● **Task details**
Restate word for word the lines of the data below, from the first through the one that has "const yTicks = [0, 2, 4, 6, 8, 10];".

--*--

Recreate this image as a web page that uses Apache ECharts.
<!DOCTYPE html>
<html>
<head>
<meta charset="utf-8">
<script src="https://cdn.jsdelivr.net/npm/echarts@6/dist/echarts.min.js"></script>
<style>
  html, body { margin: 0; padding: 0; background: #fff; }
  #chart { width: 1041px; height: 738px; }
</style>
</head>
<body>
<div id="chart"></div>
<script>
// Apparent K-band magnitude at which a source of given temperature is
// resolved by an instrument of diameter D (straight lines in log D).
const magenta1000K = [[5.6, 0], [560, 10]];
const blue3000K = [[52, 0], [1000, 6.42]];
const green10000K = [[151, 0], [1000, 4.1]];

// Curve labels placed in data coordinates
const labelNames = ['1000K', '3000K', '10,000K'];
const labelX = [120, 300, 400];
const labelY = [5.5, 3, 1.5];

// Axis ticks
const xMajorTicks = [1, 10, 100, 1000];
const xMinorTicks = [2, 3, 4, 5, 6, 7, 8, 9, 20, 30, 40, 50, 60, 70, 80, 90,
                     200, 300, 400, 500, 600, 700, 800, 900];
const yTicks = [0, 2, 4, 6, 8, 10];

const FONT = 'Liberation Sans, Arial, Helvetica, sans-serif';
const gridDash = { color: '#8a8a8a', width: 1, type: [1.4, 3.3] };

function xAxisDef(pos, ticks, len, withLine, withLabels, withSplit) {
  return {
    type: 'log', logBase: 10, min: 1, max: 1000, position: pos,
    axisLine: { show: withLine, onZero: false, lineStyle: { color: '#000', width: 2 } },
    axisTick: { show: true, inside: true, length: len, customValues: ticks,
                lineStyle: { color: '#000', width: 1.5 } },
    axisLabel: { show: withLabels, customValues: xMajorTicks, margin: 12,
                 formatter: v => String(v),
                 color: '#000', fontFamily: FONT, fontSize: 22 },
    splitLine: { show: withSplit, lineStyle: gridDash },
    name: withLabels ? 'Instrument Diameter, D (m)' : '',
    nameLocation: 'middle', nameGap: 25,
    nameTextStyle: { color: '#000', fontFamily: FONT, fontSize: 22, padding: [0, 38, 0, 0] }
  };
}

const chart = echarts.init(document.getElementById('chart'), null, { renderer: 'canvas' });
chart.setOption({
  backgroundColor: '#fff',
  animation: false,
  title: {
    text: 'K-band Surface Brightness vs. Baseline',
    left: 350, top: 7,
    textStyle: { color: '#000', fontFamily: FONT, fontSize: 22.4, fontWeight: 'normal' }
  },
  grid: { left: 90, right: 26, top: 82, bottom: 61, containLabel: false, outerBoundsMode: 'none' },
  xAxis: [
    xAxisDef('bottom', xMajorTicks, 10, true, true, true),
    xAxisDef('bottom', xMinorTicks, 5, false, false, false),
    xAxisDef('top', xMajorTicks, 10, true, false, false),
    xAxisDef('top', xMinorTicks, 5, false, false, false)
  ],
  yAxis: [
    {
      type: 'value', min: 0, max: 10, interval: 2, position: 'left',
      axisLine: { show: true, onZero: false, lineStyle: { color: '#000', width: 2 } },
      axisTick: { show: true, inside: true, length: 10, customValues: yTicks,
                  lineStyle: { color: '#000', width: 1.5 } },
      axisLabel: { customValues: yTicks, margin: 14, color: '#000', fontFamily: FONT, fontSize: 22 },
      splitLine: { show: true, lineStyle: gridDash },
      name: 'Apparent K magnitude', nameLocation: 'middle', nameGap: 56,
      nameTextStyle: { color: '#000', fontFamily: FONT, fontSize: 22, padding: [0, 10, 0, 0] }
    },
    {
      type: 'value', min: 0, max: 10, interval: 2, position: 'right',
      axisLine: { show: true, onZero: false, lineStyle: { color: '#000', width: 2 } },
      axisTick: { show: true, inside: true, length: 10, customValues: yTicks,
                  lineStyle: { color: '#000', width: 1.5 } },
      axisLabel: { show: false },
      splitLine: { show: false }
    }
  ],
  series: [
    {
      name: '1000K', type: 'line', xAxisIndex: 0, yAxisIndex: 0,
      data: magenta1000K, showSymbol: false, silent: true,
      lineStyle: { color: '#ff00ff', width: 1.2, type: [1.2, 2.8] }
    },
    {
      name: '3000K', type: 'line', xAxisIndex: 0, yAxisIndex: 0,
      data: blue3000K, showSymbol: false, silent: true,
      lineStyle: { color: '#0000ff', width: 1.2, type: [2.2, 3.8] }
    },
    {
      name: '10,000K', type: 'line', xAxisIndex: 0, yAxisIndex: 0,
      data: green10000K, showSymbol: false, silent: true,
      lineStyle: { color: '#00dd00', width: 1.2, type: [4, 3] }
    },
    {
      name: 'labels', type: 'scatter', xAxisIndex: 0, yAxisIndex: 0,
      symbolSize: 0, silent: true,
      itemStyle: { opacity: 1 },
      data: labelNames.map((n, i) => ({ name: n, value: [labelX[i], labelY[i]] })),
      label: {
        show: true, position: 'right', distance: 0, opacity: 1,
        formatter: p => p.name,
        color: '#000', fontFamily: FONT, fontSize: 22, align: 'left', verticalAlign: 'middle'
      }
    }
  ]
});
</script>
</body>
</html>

--*--

● **The solution**
Recreate this image as a web page that uses Apache ECharts.
<!DOCTYPE html>
<html>
<head>
<meta charset="utf-8">
<script src="https://cdn.jsdelivr.net/npm/echarts@6/dist/echarts.min.js"></script>
<style>
  html, body { margin: 0; padding: 0; background: #fff; }
  #chart { width: 1041px; height: 738px; }
</style>
</head>
<body>
<div id="chart"></div>
<script>
// Apparent K-band magnitude at which a source of given temperature is
// resolved by an instrument of diameter D (straight lines in log D).
const magenta1000K = [[5.6, 0], [560, 10]];
const blue3000K = [[52, 0], [1000, 6.42]];
const green10000K = [[151, 0], [1000, 4.1]];

// Curve labels placed in data coordinates
const labelNames = ['1000K', '3000K', '10,000K'];
const labelX = [120, 300, 400];
const labelY = [5.5, 3, 1.5];

// Axis ticks
const xMajorTicks = [1, 10, 100, 1000];
const xMinorTicks = [2, 3, 4, 5, 6, 7, 8, 9, 20, 30, 40, 50, 60, 70, 80, 90,
                     200, 300, 400, 500, 600, 700, 800, 900];
const yTicks = [0, 2, 4, 6, 8, 10];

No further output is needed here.